Research

Research Interests

Causal Inference, Applied Microeconomics, Applied Econometrics, Development Economics, Survey Methodology

Working Papers


Social Media Usage and the Level of Depressive Symptoms in the United States (Job Market Paper)

[Latest Version][SSRN]

      The use of social media can either decrease the level of depressive symptoms by providing support or increase the level of depressive symptoms by putting social pressure on users. This paper leverages fixed effects and instrumental variable models to find that using social media (Twitter and Facebook) decreases the level of depressive symptoms on average. This result explains why social media usage in the US grows steadily even though most studies find that more usage correlates with higher levels of depressive symptoms. Three explanations reconcile the negative causal effect and positive correlation: confounder, social media improvement, and heterogeneity.

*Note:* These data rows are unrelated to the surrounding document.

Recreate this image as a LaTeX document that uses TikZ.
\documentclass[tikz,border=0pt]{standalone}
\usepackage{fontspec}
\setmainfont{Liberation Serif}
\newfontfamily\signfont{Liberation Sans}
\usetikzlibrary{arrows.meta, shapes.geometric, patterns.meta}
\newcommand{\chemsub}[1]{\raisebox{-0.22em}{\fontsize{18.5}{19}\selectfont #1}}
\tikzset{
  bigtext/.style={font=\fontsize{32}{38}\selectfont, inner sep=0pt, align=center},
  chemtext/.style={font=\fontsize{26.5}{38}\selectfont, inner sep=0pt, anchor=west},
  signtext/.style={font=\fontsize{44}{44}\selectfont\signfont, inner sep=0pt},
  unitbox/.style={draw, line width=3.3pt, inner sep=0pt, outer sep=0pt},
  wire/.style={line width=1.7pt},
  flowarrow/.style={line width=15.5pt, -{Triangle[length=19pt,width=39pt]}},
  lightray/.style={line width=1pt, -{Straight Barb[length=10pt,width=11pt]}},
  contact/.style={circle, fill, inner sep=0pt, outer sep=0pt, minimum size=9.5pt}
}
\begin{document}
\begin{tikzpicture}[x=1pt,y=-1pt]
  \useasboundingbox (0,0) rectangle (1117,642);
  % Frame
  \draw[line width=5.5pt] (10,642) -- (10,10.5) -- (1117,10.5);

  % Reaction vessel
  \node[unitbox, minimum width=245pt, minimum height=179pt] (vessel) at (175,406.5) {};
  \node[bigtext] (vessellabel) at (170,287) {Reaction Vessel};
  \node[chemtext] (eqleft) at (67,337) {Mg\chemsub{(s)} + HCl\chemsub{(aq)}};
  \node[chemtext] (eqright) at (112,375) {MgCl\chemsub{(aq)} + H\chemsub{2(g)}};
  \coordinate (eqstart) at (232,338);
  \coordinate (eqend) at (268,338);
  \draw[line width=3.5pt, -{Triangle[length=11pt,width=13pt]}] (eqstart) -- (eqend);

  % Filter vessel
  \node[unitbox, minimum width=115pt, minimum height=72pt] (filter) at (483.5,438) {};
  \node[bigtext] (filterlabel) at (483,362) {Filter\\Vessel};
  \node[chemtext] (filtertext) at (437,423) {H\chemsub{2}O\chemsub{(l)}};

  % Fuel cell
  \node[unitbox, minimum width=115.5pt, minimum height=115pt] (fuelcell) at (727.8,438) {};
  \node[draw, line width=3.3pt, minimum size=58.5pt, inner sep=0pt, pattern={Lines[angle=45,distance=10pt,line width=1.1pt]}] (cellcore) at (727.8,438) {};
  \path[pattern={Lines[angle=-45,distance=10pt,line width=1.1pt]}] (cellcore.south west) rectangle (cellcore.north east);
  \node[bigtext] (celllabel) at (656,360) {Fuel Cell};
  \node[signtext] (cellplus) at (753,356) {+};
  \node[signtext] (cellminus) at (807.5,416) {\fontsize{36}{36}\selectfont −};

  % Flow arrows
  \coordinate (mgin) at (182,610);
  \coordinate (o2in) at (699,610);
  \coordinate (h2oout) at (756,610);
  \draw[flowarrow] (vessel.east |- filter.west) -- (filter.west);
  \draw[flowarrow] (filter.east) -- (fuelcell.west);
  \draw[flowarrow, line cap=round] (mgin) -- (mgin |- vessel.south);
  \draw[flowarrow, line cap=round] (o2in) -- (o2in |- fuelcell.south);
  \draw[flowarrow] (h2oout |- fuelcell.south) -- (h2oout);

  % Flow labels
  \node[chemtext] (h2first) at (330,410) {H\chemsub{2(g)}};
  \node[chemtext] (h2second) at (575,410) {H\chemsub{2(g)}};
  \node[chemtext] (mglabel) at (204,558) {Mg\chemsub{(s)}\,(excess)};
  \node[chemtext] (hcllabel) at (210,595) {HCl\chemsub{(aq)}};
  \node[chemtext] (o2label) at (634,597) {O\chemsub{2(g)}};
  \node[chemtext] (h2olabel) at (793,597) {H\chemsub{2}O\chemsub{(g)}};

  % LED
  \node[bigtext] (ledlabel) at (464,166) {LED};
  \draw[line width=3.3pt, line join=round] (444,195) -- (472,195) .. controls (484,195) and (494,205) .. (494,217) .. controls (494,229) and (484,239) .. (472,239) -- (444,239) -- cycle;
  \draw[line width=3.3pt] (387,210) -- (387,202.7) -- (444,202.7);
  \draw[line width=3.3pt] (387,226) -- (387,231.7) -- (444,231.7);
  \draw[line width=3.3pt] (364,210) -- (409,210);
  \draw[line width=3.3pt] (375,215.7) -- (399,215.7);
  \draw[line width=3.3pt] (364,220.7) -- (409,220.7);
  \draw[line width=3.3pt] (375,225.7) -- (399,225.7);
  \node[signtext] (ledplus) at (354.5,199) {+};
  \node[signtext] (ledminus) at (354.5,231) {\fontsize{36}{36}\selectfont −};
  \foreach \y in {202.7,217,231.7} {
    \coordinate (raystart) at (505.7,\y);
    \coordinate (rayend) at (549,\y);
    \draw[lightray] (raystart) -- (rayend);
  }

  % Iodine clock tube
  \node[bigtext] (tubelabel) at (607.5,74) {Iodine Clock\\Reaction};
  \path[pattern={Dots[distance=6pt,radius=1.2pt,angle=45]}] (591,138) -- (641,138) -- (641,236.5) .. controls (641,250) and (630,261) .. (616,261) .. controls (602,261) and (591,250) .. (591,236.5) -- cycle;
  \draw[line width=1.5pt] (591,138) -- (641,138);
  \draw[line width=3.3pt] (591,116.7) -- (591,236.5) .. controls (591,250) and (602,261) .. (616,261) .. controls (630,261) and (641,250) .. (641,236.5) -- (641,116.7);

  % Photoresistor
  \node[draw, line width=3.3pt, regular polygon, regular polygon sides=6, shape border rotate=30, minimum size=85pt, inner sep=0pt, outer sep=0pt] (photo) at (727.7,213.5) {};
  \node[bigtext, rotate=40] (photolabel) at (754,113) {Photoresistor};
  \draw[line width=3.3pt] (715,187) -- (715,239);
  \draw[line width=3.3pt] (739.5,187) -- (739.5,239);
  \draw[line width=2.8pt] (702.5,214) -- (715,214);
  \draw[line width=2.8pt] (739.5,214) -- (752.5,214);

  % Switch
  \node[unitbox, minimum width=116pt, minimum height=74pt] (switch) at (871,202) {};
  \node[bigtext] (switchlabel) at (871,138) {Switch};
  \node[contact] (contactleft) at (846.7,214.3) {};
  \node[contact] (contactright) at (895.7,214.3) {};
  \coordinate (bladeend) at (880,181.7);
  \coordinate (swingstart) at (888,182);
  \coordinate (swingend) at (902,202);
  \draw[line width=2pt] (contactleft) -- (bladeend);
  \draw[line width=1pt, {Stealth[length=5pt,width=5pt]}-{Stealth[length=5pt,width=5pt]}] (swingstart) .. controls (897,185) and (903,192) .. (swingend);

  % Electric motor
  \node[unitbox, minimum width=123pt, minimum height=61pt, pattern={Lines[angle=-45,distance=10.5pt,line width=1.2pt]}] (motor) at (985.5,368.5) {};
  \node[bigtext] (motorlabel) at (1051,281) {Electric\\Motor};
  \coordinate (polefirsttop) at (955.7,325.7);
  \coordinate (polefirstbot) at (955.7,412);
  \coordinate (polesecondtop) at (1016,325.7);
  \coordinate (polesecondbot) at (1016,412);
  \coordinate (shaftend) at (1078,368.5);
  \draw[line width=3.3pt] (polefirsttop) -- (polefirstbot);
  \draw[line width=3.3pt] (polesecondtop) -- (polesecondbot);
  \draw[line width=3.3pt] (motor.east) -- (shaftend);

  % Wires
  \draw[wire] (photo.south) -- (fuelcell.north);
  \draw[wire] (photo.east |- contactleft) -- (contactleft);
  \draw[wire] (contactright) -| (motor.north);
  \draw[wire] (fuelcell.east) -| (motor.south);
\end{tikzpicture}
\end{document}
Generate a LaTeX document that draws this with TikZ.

Selection Bias Reduction by Matching and Weighting Estimators in Social Media Data Collection

          Social media can be a powerful tool for surveys and data collection. Whether rigorous academic surveys and data collection can be done through social media remains to be a question. This paper focuses on the potential selection bias issue in social media survey. I examine performances of matching estimators (matching on propensity scores or distances), weighting estimators, and covariate balancing propensity score estimators in eliminating bias between Twitter users and non-users. I find that matching on distance performs the best if computation capability allows, and adding machine learning in model selection in first stage improves estimators’ performances. All examined methods reduce selection bias between users and non-users.

Publications


Riehm, Kira E., Calliope Holingue, Luther G. Kalb, Daniel Bennett, Arie Kapteyn, Qin Jiang, Cindy Veldhuis et al. "Associations between media exposure and mental distress among US adults at the beginning of the COVID-19 pandemic." American Journal of Preventive Medicine (2020).

Work in Progress


School Starting Age Effect and Noncompliance behavior: Evidence from China, with Yinan Liu

           Most countries have specific rules indicating at what age children should enter primary school and how long primary education should last. Evidence from international comparisons and psychological research shows advantages of a later start to formal education. Thus many parents postpone the time children starting primary school. This behavior is called red-shirting. For example, in the US, upper-income and highly-educated parents red-shirt at the highest rate. In China, however, the opposite behavior of sending children to school early is more prevalent (more than 40%). This raises the question why Chinese parents make such choice. For example, is it because effect of relative age in developing countries and developed countries are different? Is it because information is more asymmetry in developing countries, i.e. parents don't realize the rational behavior should be postponing?